▎ 摘　　要

Lithium-sulfur (Li-S) battery is now a promising technology for energy storage. However, the commercialization of Li-S battery was hindered by the shuttle effect of lithium polysulfide and the slow reaction kinetics of sulfur. In this study, MIL-101(Cr) with graphene oxide was composited together through spray-drying. Then, a graphene microsphere composite consisted of three-dimensional conductive network decorated with Cr-Ni-based nanodots (Cr-Ni-NDs) was developed through a facile heat treatment. The microsphere composite was denoted as Cr-Ni-NDs@G, which offers a porous structure and high surface area to increase the accommodation and uniform distribution of sulfur in the cathode.

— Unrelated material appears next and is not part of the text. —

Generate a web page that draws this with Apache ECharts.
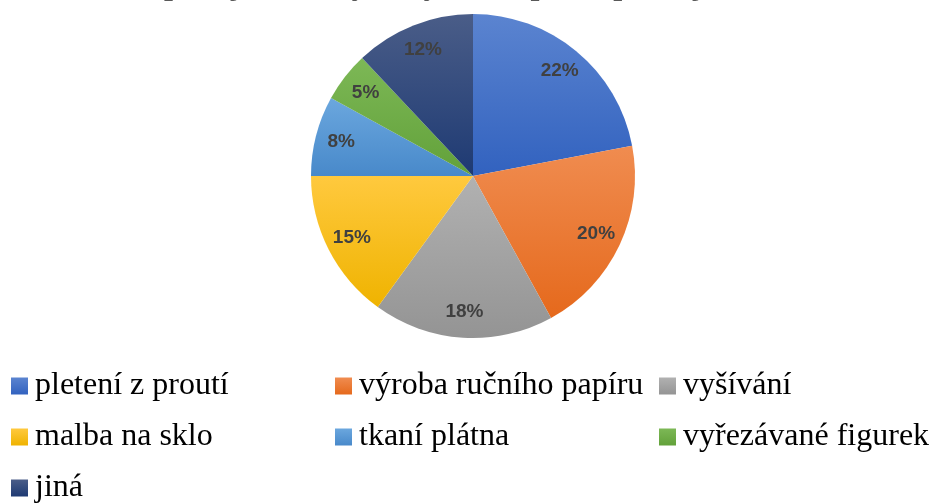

Meanwhile, the three-dimensional conductive network embedded by Cr and Ni nanoparticle not only improved the transportation of electrons, but also act as the active site strengthening the adsorption of lithium polysulfide, promoting the catalytic transformation of lithium polysulfide to Li2S. Due to these complementary features, the S/Cr-Ni-NDs@G cathode exhibited a high initial specific capacity (1222.3 mAh.g(-1) at 0.2C) and good rate performance (706 mAh.g(-1) at 3.0C). In addition, after 500cycles at 1.0C, the faded rate of per cycle of the Li-S battery is only 0.059%. The result demonstrated that S/Cr-Ni-NDs@G composite can be a promising energy storage material in the development of Li-S batteries.